Now may be a good point to remind you that this whole crazy story provides the tools for doing the calculations at the heart of modern physics and chemistry. The calculations are often extraordinarily precise. We know how to calculate the possibilities and what probabilities to assign them. For all practical purposes, we don't really need to know more about how this works.
Nevertheless, we would like some more understanding, some feel for what's up even if it's weird. At least a little start is provided by an analysis of something called "decoherence", beyond the scope of this note, which explains how interactions with the outside world cause a quantum state of some region to break up into parts which quit showing wave-like effects with each other. Decoherence is already implicit in our basic story, and in many cases it can be explicitly calculated. (It's done a lot, since it's decoherence that makes it hard to build quantum computers.) One decoherent part would have a live cat and a you seeing a live cat, another decoherent part would have a dead cat and a you seeing a dead cat.
That still leaves some very big open questions, including:
1. Is there some sort of collapse of the quantum state to just one outcome? We usually speak as if this were how things happened.
2. Do all the parts still exist, just losing contact with each other? That's called the Many Worlds interpretation.
3. Was there some sort of "pre-collapse" in which there really was only one actual value of the coordinates? That's called the Bohm interpretation.
4. Is the traditional Copenhagen Interpretation correct?

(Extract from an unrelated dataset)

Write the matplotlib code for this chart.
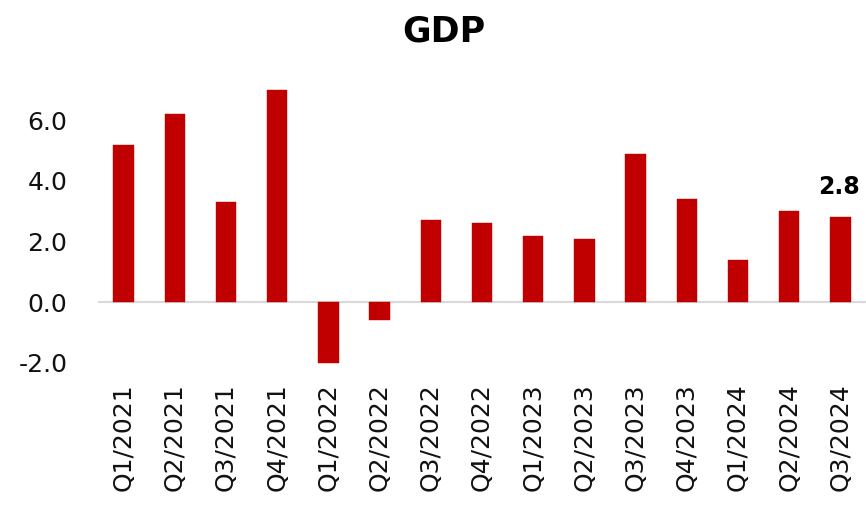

There are other questions and other interpretations beyond the ones I discuss. This should give you some of the flavor. You won't find the answers here.
(1) implicitly invokes some sort of process outside the known equation. Attempts to make an explicit version have not yet succeeded. One central problem is the one we've mentioned- how do remote entangled objects get their random stories straight?
(2) is in some ways the most obvious interpretation. It has the advantage of not having to explain how nature's choices at remote locations get coordinated, because nature isn't making any choices. Everything happens. The beauty of not adding any extra processes has a drawback, however. There's no extra step where you can sneak in the rule for what the probabilities are. In my opinion no one has successfully explained how it leads to the correct values for the observed probabilities.
(3) used to look promising before the non-locality results were in. Now instead of having a little coordinate dot for each particle, we need one dot in some high dimensional space representing every particle in the universe. That doesn't seem to clear anything up.
(4) is still what many textbooks advocate, but I'm not sure what it means. One common version of it is "shut up and calculate", which may be good advice. Perhaps it's time for me to take it.